Web Scraping with Python and BeautifulSoup: How to Do It Easily?

Web scraping is an essential technique for extracting information from websites. If you’re looking to learn how to scrape data with Python and BeautifulSoup, this guide will walk you through the process step-by-step. By the end of this article, you’ll know how to scrape multiple pages, handle dynamic content, and use proxy servers to avoid exposing your IP address. Let’s dive right in!

1. Introduction to Web Scraping

Web scraping involves extracting data from websites using automated scripts. This technique is widely used for various purposes, such as data analysis, price monitoring, and content aggregation. Python, with its powerful libraries like BeautifulSoup and Requests, makes web scraping straightforward and efficient.

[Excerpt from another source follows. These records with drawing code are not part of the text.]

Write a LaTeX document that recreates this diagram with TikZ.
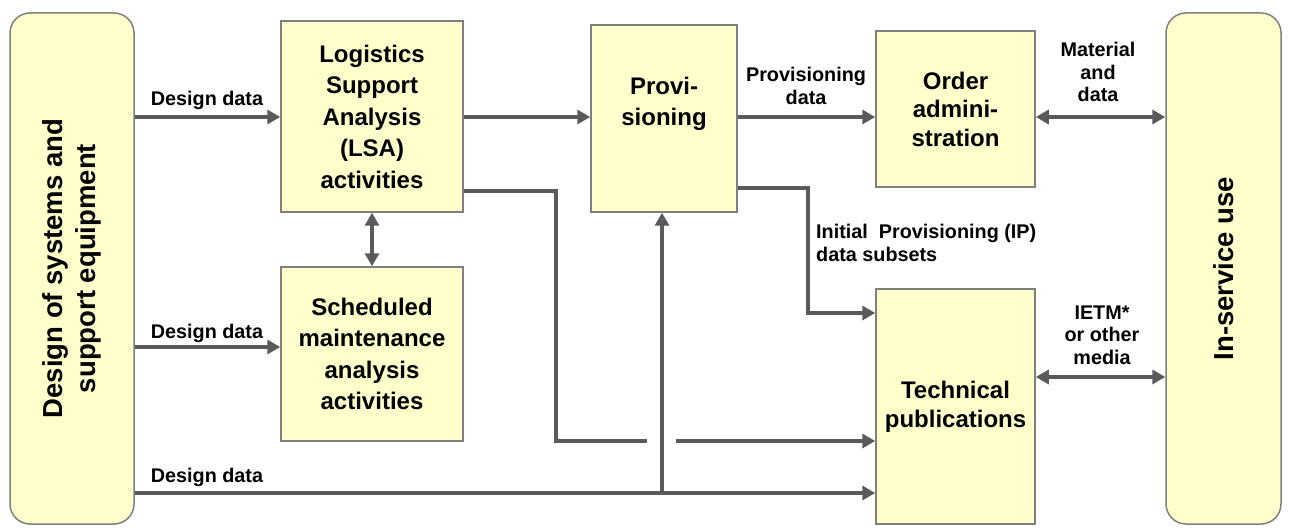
\documentclass[tikz,border=0pt]{standalone}
\usepackage{fontspec}
\setmainfont{Liberation Sans}
\usetikzlibrary{arrows.meta}
\definecolor{boxfill}{HTML}{FFFFCC}
\definecolor{boxline}{HTML}{808080}
\definecolor{flow}{HTML}{5A5A5A}
\begin{document}
\begin{tikzpicture}[x=1pt,y=-1pt,
  box/.style={draw=boxline, line width=1.5pt, fill=boxfill, inner sep=0pt,
    align=center, font=\bfseries\fontsize{24}{31.5}\selectfont},
  side/.style={box, rounded corners=20pt, rotate=90,
    font=\bfseries\fontsize{27.5}{33}\selectfont},
  txt/.style={inner sep=0pt, align=center},
  lbl/.style={inner sep=0pt, align=center, font=\bfseries\fontsize{19.8}{22.5}\selectfont},
  tip/.tip={Triangle[length=13pt,width=14pt]},
  line/.style={draw=flow, line width=4pt},
  arr/.style={line, -tip},
  biarr/.style={line, tip-tip},
]
\useasboundingbox (0,0) rectangle (1289,529);

% outer blocks
\node[side, minimum width=511pt, minimum height=124pt] (design) at (72,268.5)
  {Design of systems and\\support equipment};
\node[side, minimum width=511pt, minimum height=115pt] (inservice) at (1223.5,268.5)
  {In-service use};

% process blocks
\node[box, minimum width=182pt, minimum height=191pt] (lsa) at (372,116.5)
  {Logistics\\Support\\Analysis\\(LSA)\\activities};
\node[box, minimum width=182pt, minimum height=174pt] (sched) at (372,354)
  {Scheduled\\maintenance\\analysis\\activities};
\node[box, minimum width=146pt, minimum height=187pt] (prov) at (664,118.5) {};
\node[txt, font=\bfseries\fontsize{24}{31.5}\selectfont] (provtext) at (664,104)
  {Provi-\\sioning};
\node[box, minimum width=159pt, minimum height=156pt,
  font=\bfseries\fontsize{24}{28.5}\selectfont] (order) at (955.5,109)
  {Order\\admini-\\stration};
\node[box, minimum width=159pt, minimum height=235pt,
  font=\bfseries\fontsize{24}{29}\selectfont] (tech) at (955.5,406.5)
  {Technical\\publications};

% routing points
\coordinate (lsaturn) at (556,441);
\coordinate (gapleft) at (647,441);
\coordinate (gapright) at (676,441);
\coordinate (feed) at (662,493);
\coordinate (ipturn) at (808,313);

% design data inputs
\draw[arr] (design.south |- 0,117) -- (lsa.west |- 0,117);
\draw[arr] (design.south |- 0,347) -- (sched.west |- 0,347);
\draw[arr] (design.south |- 0,493) -- (tech.west |- 0,493);
\draw[arr] (feed) -- (prov.south -| feed);

% analysis outputs
\draw[arr] (lsa.east |- 0,117) -- (prov.west |- 0,117);
\draw[biarr] (lsa.south) -- (sched.north);
\draw[line] (lsa.east |- 0,191) -| (lsaturn) -- (gapleft);
\draw[arr] (gapright) -- (tech.west |- gapright);

% provisioning outputs
\draw[arr] (prov.east |- 0,117) -- (order.west |- 0,117);
\draw[arr] (prov.east |- 0,188) -| (ipturn) -- (tech.west |- ipturn);

% exchanges with in-service use
\draw[biarr] (order.east |- 0,117) -- (inservice.north |- 0,117);
\draw[biarr] (tech.east |- 0,377) -- (inservice.north |- 0,377);

% connector labels
\node[lbl] (dd1) at (207,100) {Design data};
\node[lbl] (dd2) at (207,333) {Design data};
\node[lbl] (dd3) at (207,477) {Design data};
\node[lbl] (provdata) at (806,86) {Provisioning\\data};
\node[lbl] (matdata) at (1098,72) {Material\\and\\data};
\node[lbl, align=left, anchor=west] (ipdata) at (816,243)
  {Initial\ \ Provisioning (IP)\\data subsets};
\node[lbl] (ietm) at (1102,335) {IETM*\\or other\\media};
\end{tikzpicture}
\end{document}
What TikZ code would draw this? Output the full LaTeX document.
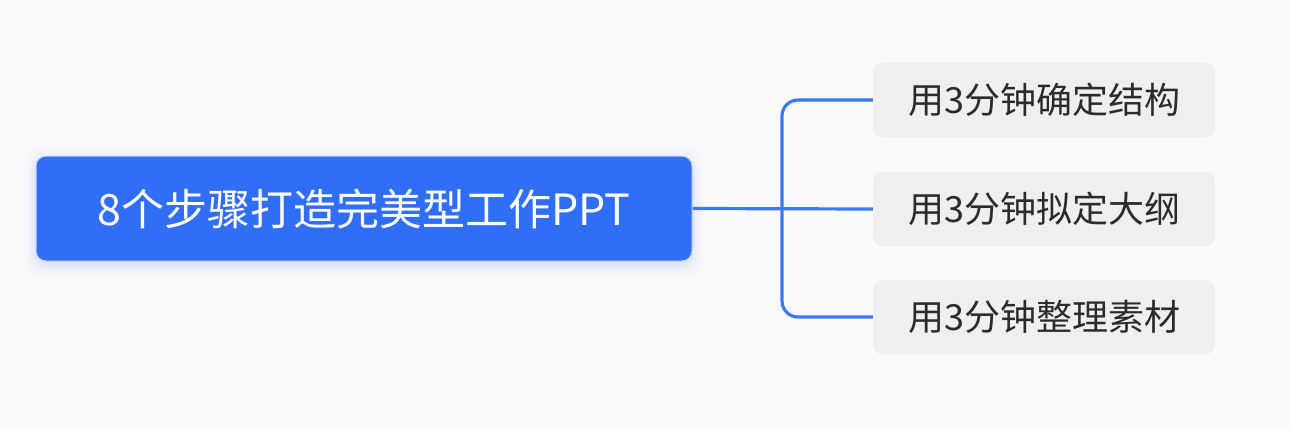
\documentclass[tikz,border=0pt]{standalone}
\usepackage{fontspec}
\setmainfont{Noto Sans CJK SC}
\definecolor{bgcol}{HTML}{FAFAFC}
\definecolor{maincol}{HTML}{316EF6}
\definecolor{glowcol}{HTML}{9DB8F5}
\definecolor{subcol}{HTML}{EFEFF2}
\definecolor{linecol}{HTML}{3A7AF0}
\definecolor{txtcol}{HTML}{2B2B2B}
\tikzset{
  topic/.style={fill=maincol,draw=glowcol!60,line width=1pt,rounded corners=10pt,minimum width=656pt,minimum height=105pt,text=white,font=\fontsize{43}{45}\selectfont,inner sep=0pt},
  subtopic/.style={fill=subcol,rounded corners=9pt,minimum width=342pt,minimum height=74pt,text=txtcol,font=\fontsize{36}{38}\selectfont,inner sep=0pt},
  link/.style={draw=linecol,line width=3.2pt}
}
\begin{document}
\begin{tikzpicture}[x=1pt,y=-1pt]
				\useasboundingbox[fill=bgcol](0,0)rectangle(1290,428);
				% soft glow behind the main topic
				\foreach \g/\o in {12/0.03,8/0.05,5/0.08,2/0.12}
				  \fill[glowcol,opacity=\o,rounded corners=14pt](36-\g,156-\g+4)rectangle(692+\g,261+\g+4);
				\node[topic](main)at(364,208.5){8个步骤打造完美型工作PPT};
				\node[subtopic](s1)at(1044,100){用3分钟确定结构};
				\node[subtopic](s2)at(1044,209){用3分钟拟定大纲};
				\node[subtopic](s3)at(1044,317){用3分钟整理素材};
				\coordinate(fork)at(782,209);
				\draw[link](main.east)--(s2.west);
				\draw[link,rounded corners=16pt](s1.west)--(s1.west-|fork)--(s3.west-|fork)--(s3.west);
				\end{tikzpicture}
\end{document}
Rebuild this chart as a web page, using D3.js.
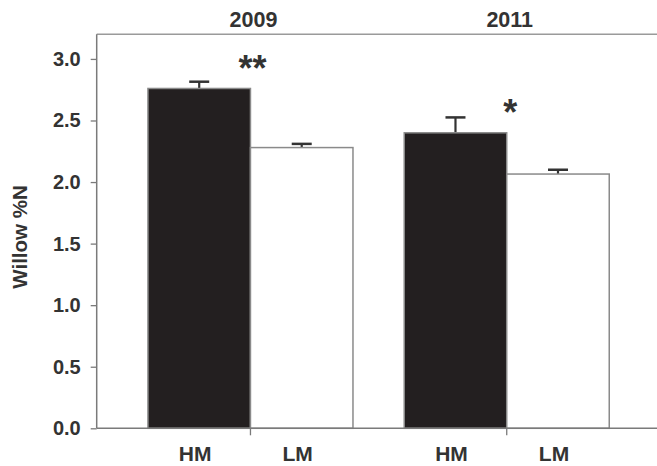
<!DOCTYPE html>
<html>
<head>
<meta charset="utf-8">
<script src="https://cdn.jsdelivr.net/npm/d3@7"></script>
<style>
  html, body { margin: 0; padding: 0; background: #fff; }
  svg { display: block; }
  text { font-family: "Liberation Sans", Arial, sans-serif; font-weight: bold; fill: #333; }
</style>
</head>
<body>
<svg id="chart" width="657" height="466"></svg>
<script>
const years = ["2009", "2011"];
const treatments = ["HM", "LM"];
const hmValues = [2.76, 2.40];
const hmErrors = [0.055, 0.125];
const lmValues = [2.28, 2.065];
const lmErrors = [0.03, 0.035];
const yTicks = [0, 0.5, 1.0, 1.5, 2.0, 2.5, 3.0];
const signif = ["**", "*"];
const signifLevel = [2.82, 2.46];
const yLabel = "Willow %N";

const svg = d3.select("#chart");
const plotLeft = 96.7, plotRight = 660.5, plotTop = 34.3, plotBottom = 428.3;

const y = d3.scaleLinear().domain([0, 3.2]).range([plotBottom, plotTop]);
const x0 = d3.scaleBand().domain(years).range([plotLeft, plotRight]).paddingInner(0.2).paddingOuter(0.2);
const x1 = d3.scaleBand().domain(treatments).range([0, x0.bandwidth()]).padding(0);

const data = [];
years.forEach((yr, i) => {
  data.push({year: yr, t: "HM", v: hmValues[i], e: hmErrors[i]});
  data.push({year: yr, t: "LM", v: lmValues[i], e: lmErrors[i]});
});

// top frame line
svg.append("line")
  .attr("x1", plotLeft).attr("x2", 657).attr("y1", plotTop).attr("y2", plotTop)
  .attr("stroke", "#9a9a9a").attr("stroke-width", 1.5);

// error bars (upper only)
const eb = svg.append("g");
data.forEach(d => {
  const cx = x0(d.year) + x1(d.t) + x1.bandwidth() / 2;
  eb.append("line").attr("x1", cx).attr("x2", cx)
    .attr("y1", y(d.v)).attr("y2", y(d.v + d.e))
    .attr("stroke", "#333").attr("stroke-width", 2.2);
  eb.append("line").attr("x1", cx - 10).attr("x2", cx + 10)
    .attr("y1", y(d.v + d.e)).attr("y2", y(d.v + d.e))
    .attr("stroke", "#333").attr("stroke-width", 2.5);
});

// bars
svg.append("g").selectAll("rect").data(data).join("rect")
  .attr("x", d => x0(d.year) + x1(d.t))
  .attr("y", d => y(d.v))
  .attr("width", x1.bandwidth())
  .attr("height", d => y(0) - y(d.v))
  .attr("fill", d => d.t === "HM" ? "#231f20" : "#ffffff")
  .attr("stroke", "#8a8a8a").attr("stroke-width", 1.5);

// y axis
const yAxis = d3.axisLeft(y).tickValues(yTicks).tickFormat(d3.format(".1f")).tickSize(6).tickPadding(10);
const gy = svg.append("g").attr("transform", `translate(${plotLeft},0)`).call(yAxis);
gy.select(".domain").attr("stroke", "#7a7a7a").attr("stroke-width", 1.5).attr("d", `M0,${plotBottom}V${plotTop}`);
gy.selectAll(".tick line").attr("stroke", "#7a7a7a").attr("stroke-width", 1.3);
gy.selectAll(".tick text").style("font-size", "20px").style("font-family", "Liberation Sans, Arial, sans-serif").style("font-weight", "bold").attr("fill", "#333");

// x axis
const xTickPos = years.map(yr => x0(yr) + x0.bandwidth() / 2);
const gx = svg.append("g");
gx.append("line").attr("x1", plotLeft).attr("x2", 657).attr("y1", plotBottom).attr("y2", plotBottom)
  .attr("stroke", "#7a7a7a").attr("stroke-width", 1.5);
gx.selectAll("line.tk").data(xTickPos).join("line").attr("class", "tk")
  .attr("x1", d => d).attr("x2", d => d).attr("y1", plotBottom).attr("y2", plotBottom + 7)
  .attr("stroke", "#7a7a7a").attr("stroke-width", 1.3);

// category labels
svg.append("g").selectAll("text").data(data).join("text")
  .attr("x", d => x0(d.year) + x1(d.t) + x1.bandwidth() / 2 - 4)
  .attr("y", 461)
  .attr("text-anchor", "middle")
  .style("font-size", "21px")
  .text(d => d.t);

// year titles
svg.append("g").selectAll("text").data(years).join("text")
  .attr("x", d => x0(d) + x0.bandwidth() / 2 + 3)
  .attr("y", 27)
  .attr("text-anchor", "middle")
  .style("font-size", "21.5px")
  .text(d => d);

// significance
svg.append("g").selectAll("text").data(years).join("text")
  .attr("x", (d, i) => x0(d) + x0.bandwidth() / 2 + (i === 0 ? 2 : 3.5))
  .attr("y", (d, i) => y(signifLevel[i]))
  .attr("text-anchor", "middle")
  .style("font-size", "36px")
  .text((d, i) => signif[i]);

// y label
svg.append("text")
  .attr("transform", "translate(27,237) rotate(-90)")
  .attr("text-anchor", "middle")
  .style("font-size", "20.5px")
  .text(yLabel);
</script>
</body>
</html>
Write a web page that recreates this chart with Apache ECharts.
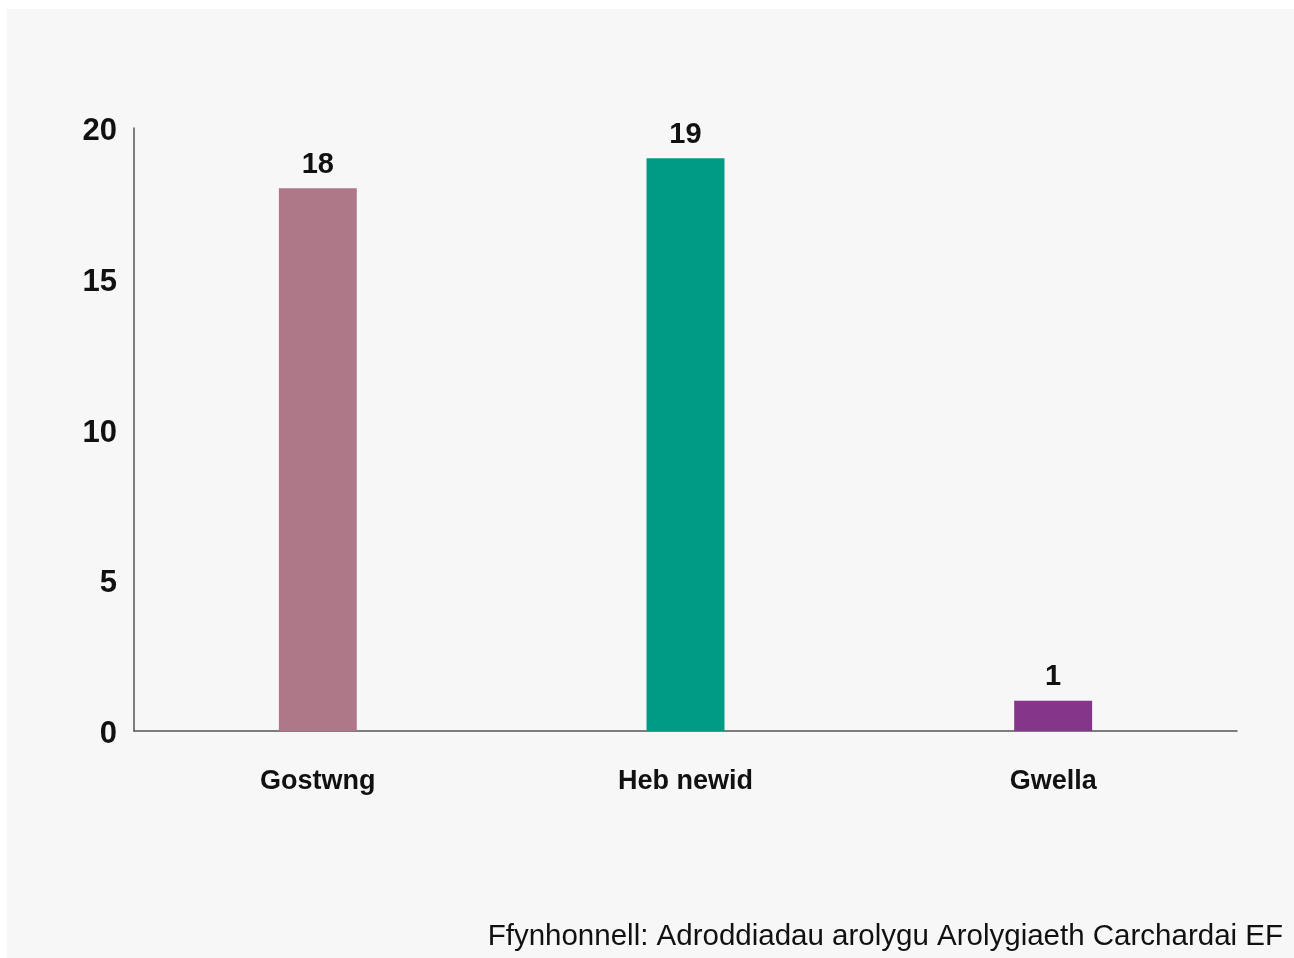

2. Setting Up Your Environment

Before we start scraping, we need to set up our development environment. This involves installing the necessary libraries. Here’s how you can do it:

pip install requests beautifulsoup4 pandas

These libraries are essential:

Requests: To fetch the content of web pages.
BeautifulSoup: To parse and extract data from HTML documents.
Pandas: To store and manipulate data.

3. Scraping a Website with BeautifulSoup

Once you have the libraries installed, you can start writing your scraping script. Let’s take an example of scraping a website that lists books.

Importing Libraries

import requests
from bs4 import BeautifulSoup
import pandas as pd

Fetching the Web Page

url = "http://books.toscrape.com/"
response = requests.get(url)
html_content = response.text

Parsing the HTML

soup = BeautifulSoup(html_content, 'html.parser')

4. Handling Multiple Pages

To scrape multiple pages, you need to loop through the pages and fetch the data from each one. Here’s how you can do it:

Looping Through Pages

base_url = "http://books.toscrape.com/catalogue/page-{}.html"
data = []

for page_num in range(1, 51):  # Assuming there are 50 pages
    response = requests.get(base_url.format(page_num))
    soup = BeautifulSoup(response.text, 'html.parser')
    
    # Extract book data here and append to data list
    books = soup.find_all('article', class_='product_pod')
    for book in books:
        title = book.h3.a['title']
        price = book.find('p', class_='price_color').text
        stock = book.find('p', class_='instock availability').text.strip()
        
        data.append({
            "Title": title,
            "Price": price,
            "Stock": stock
        })

5. Using Proxies to Avoid IP Bans

Websites often track IP addresses to prevent scraping. Using a proxy server can help you avoid this issue by masking your IP address.

Setting Up a Proxy

proxies = {
    "http": "http://your_proxy_server:port",
    "https": "http://your_proxy_server:port",
}

response = requests.get(url, proxies=proxies)

By using a proxy, all your traffic is routed through another server, preventing the target website from detecting your IP address.

6. Storing Data in CSV and Excel Formats

After scraping the data, you’ll want to store it for further analysis. You can use Pandas to save the data in CSV or Excel format.

Saving Data to CSV

df = pd.DataFrame(data)
df.to_csv('books.csv', index=False)

Saving Data to Excel

df.to_excel('books.xlsx', index=False)

Sample Table of Scraped Data

Title	Price	Stock
The Grand Design	£13.76	In stock
The Catcher in the Rye	£5.95	In stock
Brave New World	£39.74	In stock

7. Conclusion

Web scraping with Python and BeautifulSoup is a powerful technique for extracting data from websites. By following this guide, you should be able to scrape multiple pages, handle dynamic content, and use proxies to avoid IP bans. Remember to always check the website’s terms of service before scraping and use the data responsibly.